Article 3. The Committee notes that according to section 5(2) of the Law on Trade Unions, trade unions are forbidden from association with any political party (association). The Committee believes that the development of the trade union movement and the increasing recognition of its role as a social partner in its own right mean that workers’ organizations must be able to voice their opinion on political issues in the broad sense of the term and, in particular, to express their views publicly on a government’s economic and social policy. The Committee is of the view that legislative provisions which prohibit all political activities for trade unions give rise to serious difficulties with regard to the principles of the Convention. Some degree of flexibility in legislation is desirable, so that a reasonable balance can be achieved between legitimate interests of organizations in expressing their point of view on matters of economic or social policy affecting their members and workers in general, on the one hand, and the separation of political activities in the strict sense of the term and trade union activities, on the other (see General Survey, 1994, paragraphs 131 and 133). The Committee requests the Government to indicate the types of activities prohibited by this provision.

The Committee notes that under section 12(2) of the Law on the Procedure for the Settlement of Collective Disputes, a strike can be called further to a vote requiring a 75 per cent quorum and a majority of those voting. The Committee considers that this quorum set out for a strike could prevent recourse to strike action, particularly in big enterprises and that the quorum requirement should be set at a reasonable level. The Committee further notes that, according to section 12(5)(b) of the Law, the duration of the strike should be indicated in an advance notice. The Committee recalls that the supervisory bodies have already indicated that forcing workers and their organizations to specify the length of a strike would restrict the right of workers’ organizations to organize their administration and activities and to formulate their programmes. The Committee therefore requests the Government to amend its legislation so as to ensure that no legal obligation to indicate duration of a strike action is imposed on workers’ organizations and to keep it informed of measures taken or envisaged in this regard.

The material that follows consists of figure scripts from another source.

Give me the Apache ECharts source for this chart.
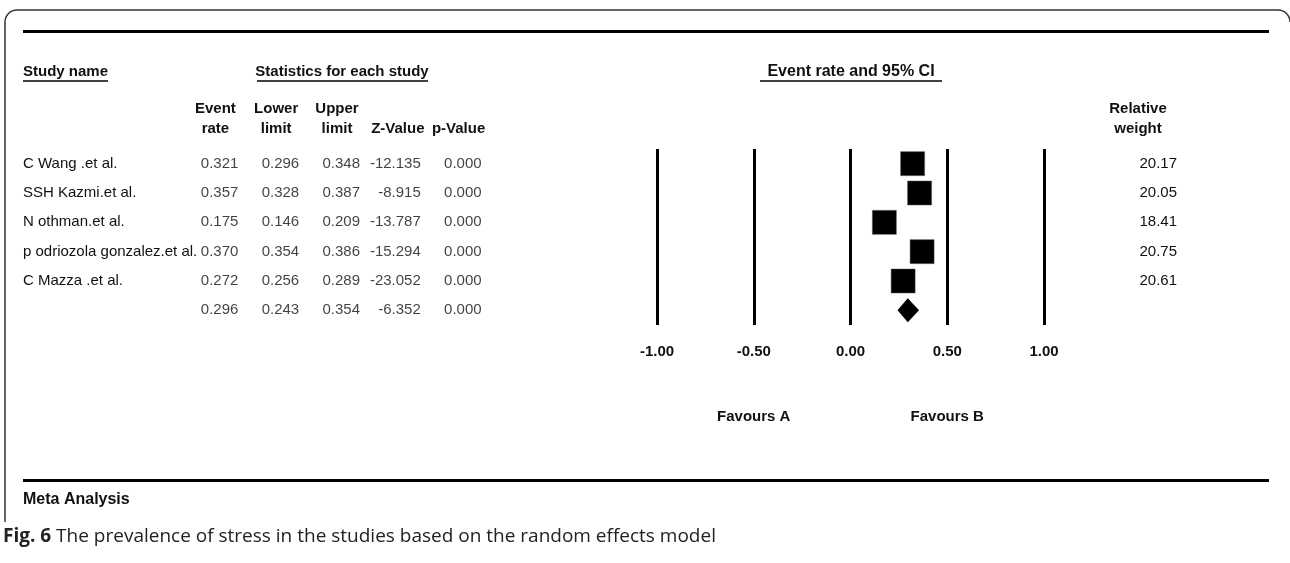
<!DOCTYPE html>
<html>
<head>
<meta charset="utf-8">
<script src="https://cdn.jsdelivr.net/npm/echarts@6/dist/echarts.min.js"></script>
<style>
  html, body { margin: 0; padding: 0; background: #fff; }
  #chart { width: 1290px; height: 563px; }
</style>
</head>
<body>
<div id="chart"></div>
<script>
// forest plot data
const studies = ['C Wang .et al.', 'SSH Kazmi.et al.', 'N othman.et al.', 'p odriozola gonzalez.et al.', 'C Mazza .et al.']
const eventRate = [0.321, 0.357, 0.175, 0.370, 0.272]
const lowerLimit = [0.296, 0.328, 0.146, 0.354, 0.256]
const upperLimit = [0.348, 0.387, 0.209, 0.386, 0.289]
const zValue = [-12.135, -8.915, -13.787, -15.294, -23.052]
const pValue = [0.000, 0.000, 0.000, 0.000, 0.000]
const relWeight = [20.17, 20.05, 18.41, 20.75, 20.61]
// pooled (random effects): event rate, lower, upper, z, p
const pooled = [0.296, 0.243, 0.354, -6.352, 0.000]
const statColumns = ['Event\nrate', 'Lower\nlimit', 'Upper\nlimit', 'Z-Value', 'p-Value']
const axisMin = -1
const axisMax = 1
const axisStep = 0.5
const favourLabels = ['Favours A', 'Favours B']

const rows = [...studies, '']
const tableCols = [eventRate, lowerLimit, upperLimit, zValue, pValue].map((col, c) => [...col, pooled[c]])

const FONT = '"Liberation Sans", Arial, sans-serif'
const INK = '#111'

const rowTop = 149
const rowHeight = 176

const tableSeries = tableCols.map((col, c) => ({
  type: 'scatter',
  xAxisIndex: 0,
  yAxisIndex: 0,
  symbolSize: 0,
  silent: true,
  data: col.map((v, r) => [c, r, v]),
  label: {
    show: true,
    position: 'inside',
    align: 'right',
    offset: [23, 0],
    formatter: p => p.value[2].toFixed(3),
    color: INK,
    fontFamily: FONT,
    fontSize: 15
  }
}))

const chart = echarts.init(document.getElementById('chart'))

chart.setOption({
  animation: false,
  backgroundColor: '#fff',
  grid: [
    { left: 185, width: 304, top: rowTop, height: rowHeight },
    { left: 657, width: 387, top: rowTop, height: rowHeight }
  ],
  xAxis: [
    {
      gridIndex: 0,
      type: 'category',
      position: 'top',
      data: statColumns,
      axisLine: { show: false },
      axisTick: { show: false },
      axisLabel: {
        interval: 0,
        margin: 10,
        color: INK,
        fontFamily: FONT,
        fontSize: 15,
        fontWeight: 'bold',
        lineHeight: 20
      }
    },
    {
      gridIndex: 1,
      type: 'value',
      min: axisMin,
      max: axisMax,
      interval: axisStep,
      axisLine: { show: false },
      axisTick: { show: false },
      splitLine: { show: true, lineStyle: { color: '#000', width: 3 } },
      axisLabel: {
        margin: 19,
        color: INK,
        fontFamily: FONT,
        fontSize: 15,
        fontWeight: 'bold',
        formatter: v => v.toFixed(2)
      }
    },
    {
      gridIndex: 1,
      type: 'value',
      min: axisMin,
      max: axisMax,
      interval: axisStep,
      position: 'bottom',
      axisLine: { show: false },
      axisTick: { show: false },
      splitLine: { show: false },
      axisLabel: {
        margin: 84,
        color: INK,
        fontFamily: FONT,
        fontSize: 15,
        fontWeight: 'bold',
        formatter: v => v === -0.5 ? favourLabels[0] : v === 0.5 ? favourLabels[1] : ''
      }
    }
  ],
  yAxis: [
    {
      gridIndex: 0,
      type: 'category',
      inverse: true,
      data: rows,
      axisLine: { show: false },
      axisTick: { show: false },
      axisLabel: {
        interval: 0,
        align: 'left',
        margin: 162,
        color: INK,
        fontFamily: FONT,
        fontSize: 15
      }
    },
    {
      gridIndex: 1,
      type: 'category',
      inverse: true,
      data: rows,
      show: false
    },
    {
      gridIndex: 1,
      type: 'category',
      inverse: true,
      position: 'right',
      data: rows.map((r, i) => i < relWeight.length ? relWeight[i].toFixed(2) : ''),
      axisLine: { show: false },
      axisTick: { show: false },
      axisLabel: {
        interval: 0,
        align: 'right',
        margin: 133,
        color: INK,
        fontFamily: FONT,
        fontSize: 15
      }
    }
  ],
  series: [
    ...tableSeries,
    {
      // confidence interval whiskers (hidden behind the boxes)
      type: 'custom',
      xAxisIndex: 1,
      yAxisIndex: 1,
      silent: true,
      z: 1,
      data: studies.map((s, i) => [lowerLimit[i], upperLimit[i], i]),
      encode: { x: [0, 1], y: 2 },
      renderItem: (params, api) => {
        const a = api.coord([api.value(0), api.value(2)])
        const b = api.coord([api.value(1), api.value(2)])
        return { type: 'line', shape: { x1: a[0], y1: a[1], x2: b[0], y2: b[1] }, style: { stroke: '#000', lineWidth: 1.5 } }
      }
    },
    {
      type: 'scatter',
      xAxisIndex: 1,
      yAxisIndex: 1,
      silent: true,
      z: 3,
      symbol: 'rect',
      symbolSize: 24,
      itemStyle: { color: '#000', opacity: 1, borderColor: '#555', borderWidth: 0.5 },
      data: eventRate.map((v, i) => [v, i])
    },
    {
      type: 'custom',
      xAxisIndex: 1,
      yAxisIndex: 1,
      silent: true,
      z: 3,
      data: [[pooled[1], pooled[2], pooled[0], studies.length]],
      encode: { x: [0, 1, 2], y: 3 },
      renderItem: (params, api) => {
        const l = api.coord([api.value(0), api.value(3)])
        const u = api.coord([api.value(1), api.value(3)])
        const e = api.coord([api.value(2), api.value(3)])
        const h = 12
        return {
          type: 'polygon',
          shape: { points: [[l[0], e[1]], [e[0], e[1] - h], [u[0], e[1]], [e[0], e[1] + h]] },
          style: { fill: '#000' }
        }
      }
    }
  ],
  graphic: [
    // figure frame
    { type: 'line', shape: { x1: 5, y1: 22, x2: 5, y2: 522 }, style: { stroke: '#333', lineWidth: 1.5 } },
    { type: 'arc', shape: { cx: 17, cy: 22, r: 12, startAngle: Math.PI, endAngle: Math.PI * 1.5 }, style: { stroke: '#333', lineWidth: 1.5, fill: null } },
    { type: 'line', shape: { x1: 17, y1: 10, x2: 1278, y2: 10 }, style: { stroke: '#333', lineWidth: 1.5 } },
    { type: 'arc', shape: { cx: 1278, cy: 22, r: 12, startAngle: Math.PI * 1.5, endAngle: Math.PI * 2 }, style: { stroke: '#333', lineWidth: 1.5, fill: null } },
    // heavy rules
    { type: 'rect', shape: { x: 23, y: 30, width: 1246, height: 3 }, style: { fill: '#000' } },
    { type: 'rect', shape: { x: 23, y: 479, width: 1246, height: 3 }, style: { fill: '#000' } },
    // column group headers
    { type: 'text', style: { text: 'Study name', x: 23, y: 72, font: 'bold 15px ' + FONT, fill: INK, verticalAlign: 'middle' } },
    { type: 'line', shape: { x1: 23, y1: 81, x2: 108, y2: 81 }, style: { stroke: '#000', lineWidth: 1.5 } },
    { type: 'text', style: { text: 'Statistics for each study', x: 342, y: 72, font: 'bold 15px ' + FONT, fill: INK, align: 'center', verticalAlign: 'middle' } },
    { type: 'line', shape: { x1: 257, y1: 81, x2: 428, y2: 81 }, style: { stroke: '#000', lineWidth: 1.5 } },
    { type: 'text', style: { text: 'Event rate and 95% CI', x: 851, y: 72, font: 'bold 16px ' + FONT, fill: INK, align: 'center', verticalAlign: 'middle' } },
    { type: 'line', shape: { x1: 760, y1: 81, x2: 942, y2: 81 }, style: { stroke: '#000', lineWidth: 1.5 } },
    { type: 'text', style: { text: 'Relative\nweight', x: 1138, y: 119, font: 'bold 15px ' + FONT, lineHeight: 20, fill: INK, align: 'center', verticalAlign: 'middle' } },
    // footer
    { type: 'text', style: { text: 'Meta Analysis', x: 23, y: 500, font: 'bold 16px ' + FONT, fill: INK, verticalAlign: 'middle' } },
    {
      type: 'text',
      style: {
        x: 3,
        y: 537,
        verticalAlign: 'middle',
        text: '{b|Fig. 6} The prevalence of stress in the studies based on the random effects model',
        font: '19px "Open Sans", sans-serif',
        fill: '#222',
        rich: { b: { fontFamily: '"Open Sans", sans-serif', fontWeight: 'bold', fontSize: 19, fill: '#222' } }
      }
    }
  ]
})
</script>
</body>
</html>
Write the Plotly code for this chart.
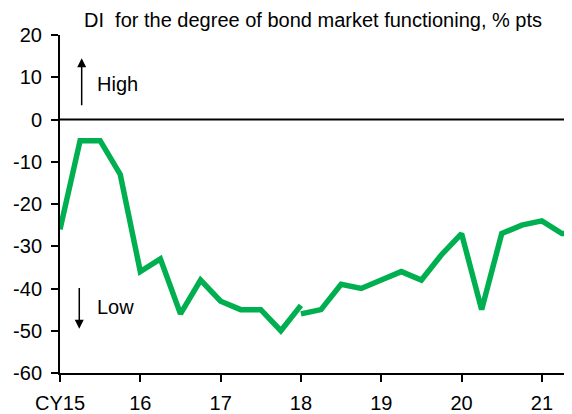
import plotly.graph_objects as go

# quarterly survey readings, x = calendar year + quarter offset
quarters_a = [15.0, 15.25, 15.5, 15.75, 16.0, 16.25, 16.5, 16.75,
              17.0, 17.25, 17.5, 17.75, 18.0]
di_a = [-26, -5, -5, -13, -36, -33, -46, -38, -43, -45, -45, -50, -44]

# series break at 18 (survey revision)
quarters_b = [18.0, 18.25, 18.5, 18.75, 19.0, 19.25, 19.5, 19.75,
              20.0, 20.25, 20.5, 20.75, 21.0, 21.25, 21.5]
di_b = [-46, -45, -39, -40, -38, -36, -38, -32, -27, -45, -27, -25, -24, -27, -27]

x_tick_vals = [15, 16, 17, 18, 19, 20, 21]
x_tick_text = ["CY15", "16", "17", "18", "19", "20", "21"]
y_tick_vals = [20, 10, 0, -10, -20, -30, -40, -50, -60]
y_tick_text = ["20", "10", "0", "-10", "-20", "-30", "-40", "-50", "-60"]

GREEN = "#00B050"
FONT = "Liberation Sans, Arial, sans-serif"

# page body has an 8px default margin, so the figure is sized to fit inside it
W, H = 564, 406

fig = go.Figure()

for xs, ys in [(quarters_a, di_a), (quarters_b, di_b)]:
    fig.add_trace(go.Scatter(
        x=xs,
        y=ys,
        mode="lines",
        line=dict(color=GREEN, width=5.5),
        showlegend=False,
        hoverinfo="skip"
    ))

# zero line
fig.add_shape(type="line", xref="paper", x0=0, x1=1, yref="y", y0=0, y1=0,
              line=dict(color="black", width=2))

# chart heading, sits just above the plot's top-left corner
fig.add_annotation(x=0, y=1, xref="paper", yref="paper", xshift=22, yshift=15,
                   text="DI&nbsp; for the degree of bond market functioning, % pts",
                   showarrow=False, xanchor="left", yanchor="middle",
                   font=dict(size=20, color="black", family=FONT))

# High / Low markers
fig.add_annotation(x=15.27, y=14.5, ax=15.27, ay=3, xref="x", yref="y",
                   axref="x", ayref="y", text="", showarrow=True,
                   arrowhead=2, arrowsize=1.2, arrowwidth=1.5, arrowcolor="black")
fig.add_annotation(x=15.44, y=8.5, text="High", showarrow=False,
                   xanchor="left", yanchor="middle",
                   font=dict(size=20, color="black", family=FONT))
fig.add_annotation(x=15.24, y=-49.5, ax=15.24, ay=-39.5, xref="x", yref="y",
                   axref="x", ayref="y", text="", showarrow=True,
                   arrowhead=2, arrowsize=1.2, arrowwidth=1.5, arrowcolor="black")
fig.add_annotation(x=15.43, y=-44.3, text="Low", showarrow=False,
                   xanchor="left", yanchor="middle",
                   font=dict(size=20, color="black", family=FONT))

fig.update_layout(
    width=W,
    height=H,
    margin=dict(l=52, r=0, t=27, b=39),
    paper_bgcolor="white",
    plot_bgcolor="white",
    font=dict(family=FONT, size=20, color="black"),
    xaxis=dict(
        range=[15, 21.375],
        tickvals=x_tick_vals,
        ticktext=x_tick_text,
        showgrid=False,
        zeroline=False,
        showline=True,
        linecolor="black",
        linewidth=2,
        ticks="outside",
        ticklen=7,
        tickwidth=2,
        tickcolor="black",
        ticklabelstandoff=4,
        tickfont=dict(size=20)
    ),
    yaxis=dict(
        range=[-60, 20],
        tickvals=y_tick_vals,
        ticktext=y_tick_text,
        showgrid=False,
        zeroline=False,
        showline=True,
        linecolor="black",
        linewidth=2,
        ticks="outside",
        ticklen=7,
        tickwidth=2,
        tickcolor="black",
        ticklabelstandoff=5,
        tickfont=dict(size=20)
    )
)

fig.write_html("out.html")
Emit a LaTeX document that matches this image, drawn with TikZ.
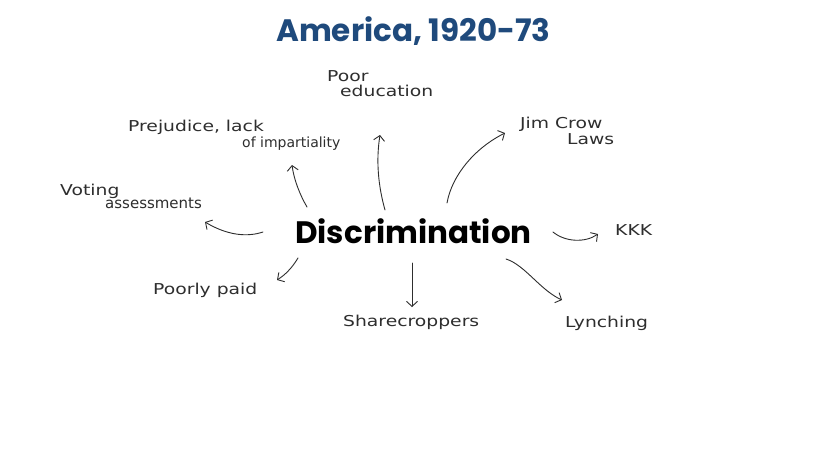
\documentclass[tikz,border=0pt]{standalone}
\usepackage{fontspec}
\usetikzlibrary{arrows.meta}
\newfontfamily\pop{Poppins}
\newfontfamily\hand{DejaVu Sans}[FakeStretch=1.25]
\newfontfamily\handn{DejaVu Sans}
\definecolor{titleblue}{HTML}{1F4A7C}
\definecolor{pen}{HTML}{2E2E2E}
\tikzset{
  handlbl/.style={font=\hand\fontsize{15}{17}\selectfont, text=pen, inner sep=0pt, align=left, anchor=north west},
  penarrow/.style={draw=pen, line width=0.9pt, line cap=round, -{Straight Barb[length=5pt,width=11pt]}}
}
\begin{document}
\begin{tikzpicture}[x=1pt,y=-1pt]
\useasboundingbox[fill=white] (0,0) rectangle (828,466);
\node[font=\pop\bfseries\fontsize{31}{35}\selectfont, text=titleblue] (title) at (413.5,31) {America, 1920-73};
\node[font=\pop\bfseries\fontsize{31}{35}\selectfont, text=black] (disc) at (413.5,231) {Discrimination};

\node[handlbl] (poor) at (327,70) {Poor\\[-2pt]\hspace*{13pt}education};
\node[handlbl] (prej) at (128,120) {Prejudice, lack\\[-1pt]\hspace*{114pt}{\handn\fontsize{14}{16}\selectfont of impartiality}};
\node[handlbl] (jim) at (520,117) {Jim Crow\\[-1pt]\hspace*{47pt}Laws};
\node[handlbl] (vote) at (60,184) {Voting\\[-4pt]\hspace*{45pt}{\handn\fontsize{15}{17}\selectfont assessments}};
\node[handlbl] (kkk) at (615,224) {KKK};
\node[handlbl] (paid) at (153,283) {Poorly paid};
\node[handlbl] (share) at (343,315) {Sharecroppers};
\node[handlbl] (lynch) at (565,316) {Lynching};

\coordinate (s1) at (307,207); \coordinate (e1) at (292,165);
\coordinate (s2) at (385,210); \coordinate (e2) at (380,135);
\coordinate (s3) at (447,203); \coordinate (e3) at (505,133);
\coordinate (s4) at (263,232); \coordinate (e4) at (205,222);
\coordinate (s5) at (553,232); \coordinate (e5) at (598,234);
\coordinate (s6) at (298,258); \coordinate (e6) at (277,280);
\coordinate (s7) at (412,263); \coordinate (e7) at (412,307);
\coordinate (s8) at (506,259); \coordinate (e8) at (562,300);

\draw[penarrow] (s1) .. controls (300,195) and (294,180) .. (e1);
\draw[penarrow] (s2) .. controls (378,185) and (376,160) .. (e2);
\draw[penarrow] (s3) .. controls (452,175) and (475,148) .. (e3);
\draw[penarrow] (s4) .. controls (245,238) and (225,234) .. (e4);
\draw[penarrow] (s5) .. controls (565,242) and (585,243) .. (e5);
\draw[penarrow] (s6) .. controls (292,268) and (285,275) .. (e6);
\draw[penarrow] (s7) -- (e7);
\draw[penarrow] (s8) .. controls (525,265) and (540,290) .. (e8);
\end{tikzpicture}
\end{document}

The Committee also notes that according to section 12(5)(d) a proposal of minimum services should be indicated in an advance notice. Section 14(4) further provides that in the case of failure to reach an agreement, minimum required services are established by the bodies of executive authority, local self-governing and administrative bodies. In the view of the Committee, the authorities may establish a system of minimum service in services which are of public utility in order to avoid damages which are irreversible or out of all proportion to the occupational interests of the parties to the dispute, as well as damages to third parties, namely the users or consumers who suffer the economic effects of collective disputes. The minimum services could be appropriate in situations in which a substantial restriction or a total prohibition of strike action would not appear to be justified and where, without calling into question the right to strike of the large majority of workers, one might consider ensuring that users’ basic needs are met or that facilities operate safely or without interruption (see General Survey, 1994, paragraphs 160 and 162). The Committee asks the Government to indicate whether the establishment of minimum services is a requirement applicable to all categories of workers and, if so, it requests the Government to amend its legislation so as to ensure that the requirement to establish minimum services is limited to abovementioned cases. As regards the provision that any disagreement concerning the establishment of minimum services should be settled by the authorities, the Committee requests the Government to amend its legislation so as to ensure that any such disagreement is settled by an independent body having the confidence of all the parties to the dispute and not the executive or administrative authority and to keep it informed of measures taken or envisaged in this regard.

Moreover, the Committee notes that according to section 15(2) and (9) of the Law on the Settlement of Collective Disputes, some workers appear to be excluded from exercising the right to strike and it is the President of Georgia who makes the decision on the settlement of a collective labour dispute for these workers. However, this section does not specify the category of workers excluded. The Committee recalls that the only possible exceptions to the right to strike are those which may be imposed for public servants, workers in essential services in the strict sense of the term, and in the event of an acute national emergency. If the right to strike is subject to restriction or a prohibition, workers who are deprived of an essential means of defending their socio-economic and occupational interests should be afforded compensatory guarantees, for example conciliation and mediation procedures leading, in the event of deadlock, to arbitration machinery seen to be reliable by the parties concerned. It is essential that the latter be able to participate in determining and implementing the procedures, which should furthermore provide sufficient guarantees of impartiality and rapidity (see General Survey, 1994, paragraph 164). The Committee requests the Government to indicate any categories of workers which might be excluded by relevant legislation from exercising their right to strike and to provide copies of these laws. It further requests the Government to review its legislation so as to ensure that in the event of a labour dispute, workers who are deprived of the right to strike are afforded with compensatory guarantees for the settlement of the dispute by an impartial and independent body and not by the President. The Committee requests the Government to keep it informed of measures taken or envisaged in this regard.

Lastly, the Committee notes section 18 of the Law, which provides that persons holding an illegal strike bear responsibility in accordance with the legislation of Georgia. In respect to the right to strike, the Committee considers that any sanction should not be disproportionate to the seriousness of the violation (see General Survey, 1994, paragraph 178). The Committee requests the Government to indicate the provisions relevant to the sanctioning of illegal strike action.

Article 6. Rights of federations and confederations. The Committee notes with interest that most of the provisions of the Law on Trade Unions concerning rights of trade unions expressly afford the same rights to federations of trade unions. However, section 13, which provides for the right to participate in settling of collective labour dispute, including strike action, does not mention expressly that this right is also afforded to federations. The Committee requests the Government to indicate whether federations of trade unions may also call for a strike action in defence of their member interests.

The Committee notes the Government’s indication that the Law of Georgia on Employers of 28 October 1994 furthermore ensures the provisions of the Convention. It requests the Government to forward a copy of this legislation with its next report.